The paper proves that in these Butterfly cities, if you pick the right starting and ending spots, the walker can indeed deliver the message perfectly.
3. The Bad Weather: "Noise"
In the real world, nothing is perfect. The environment is noisy. Imagine the city is hit by wind, rain, or static electricity. In physics, this is called Noise.
- The Problem: Noise usually scrambles the message, making the walker lose their way or forget the message (decoherence).
- The Twist: The authors looked at two specific types of "weather":
- Unital Noise (The "Static"): Think of this like a radio with static. It distorts the signal but doesn't drain the battery. It shuffles the message around but doesn't destroy the energy.
- Non-Unital Noise (The "Leak"): Think of this like a bucket with a hole. The message (energy) actually leaks out into the environment. This is usually much worse.

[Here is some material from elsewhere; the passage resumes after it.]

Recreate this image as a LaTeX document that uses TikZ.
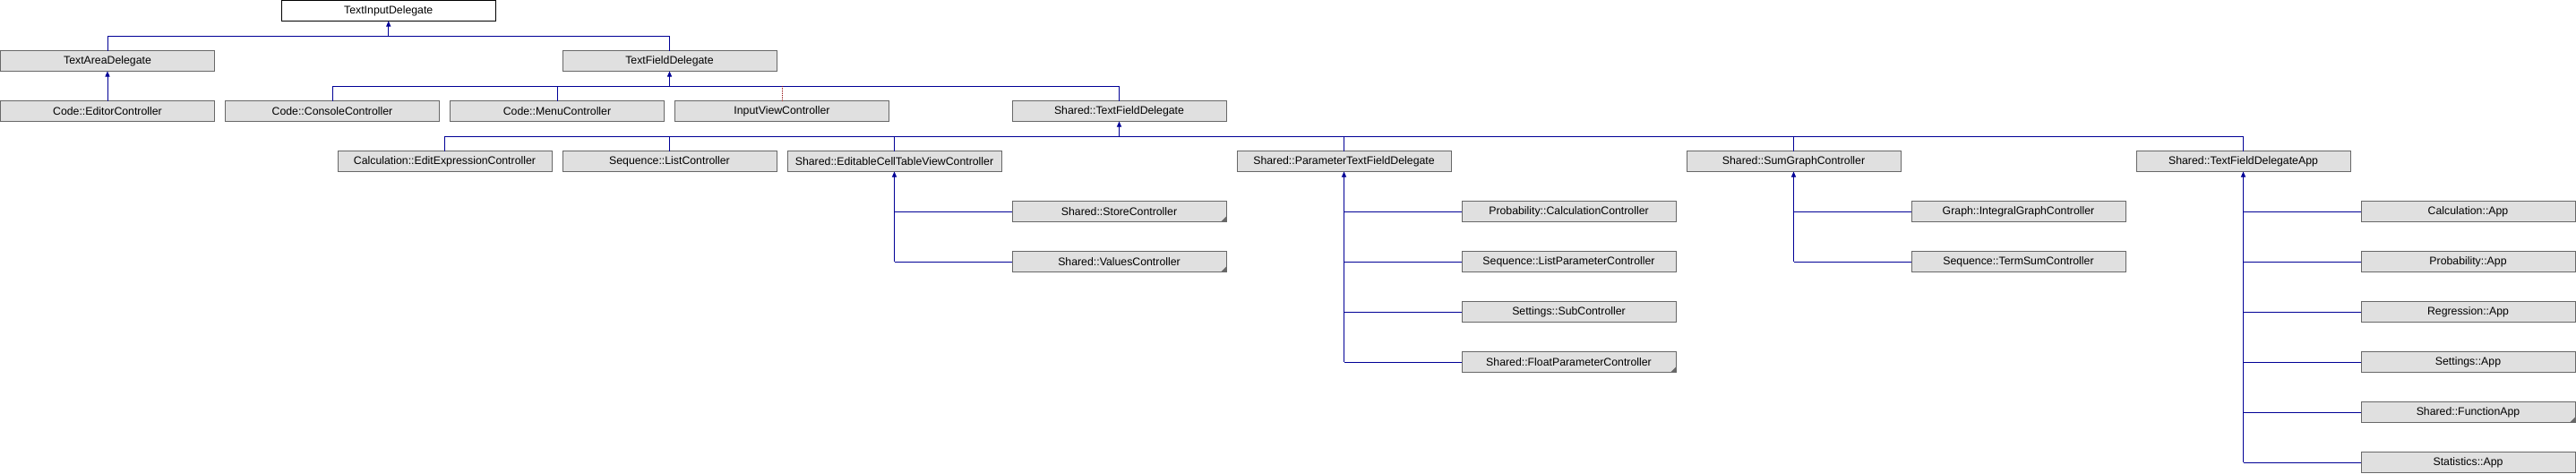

4. The Memory Effect: "Non-Markovian"
Usually, when noise hits, it's gone forever. But the authors studied Non-Markovian noise.
- The Analogy: Imagine you shout in a canyon. The echo comes back to you.
- The Science: In this type of noise, the environment "remembers" what happened to the walker and sometimes sends the information back. It's like the wind blows the message away, but then a gust blows it back to the walker. This "memory effect" can actually help save the message from being lost completely.
5. The Results: What Happened?
The researchers simulated sending messages through these Butterfly cities under different weather conditions.
- Ideal Weather (No Noise): The message arrived perfectly. The Butterfly graphs work great!
- Static Weather (Unital Noise): The message got a little jumbled, but because of the "echo" (memory effect), it bounced back and stayed mostly intact. The system was robust.
- Leaky Weather (Non-Unital Noise): This was the tough test. The message started to leak out. However, even here, the "echo" from the environment helped recover some of the lost information. The message wasn't perfect, but it wasn't a total disaster either.
The Big Takeaway:
The Butterfly graph design is a winner. It's a scalable, efficient blueprint for a future quantum internet. Even when the environment is noisy and tries to destroy the message, the structure of the graph and the "memory" of the noise help keep the connection alive.
Summary for the General Public
Think of this paper as an engineer testing a new type of bridge (the Butterfly Graph) for a magical delivery service (Quantum Walk).
- They proved the bridge is strong and can be built as big as we want.
- They tested the bridge during a storm (Noise).
- They found that even in a storm, the bridge holds up better than expected because the storm itself has a "memory" that helps bounce the cargo back onto the bridge.
This gives scientists hope that we can build real, large-scale quantum computers and communication networks that won't fail just because the real world is a little messy.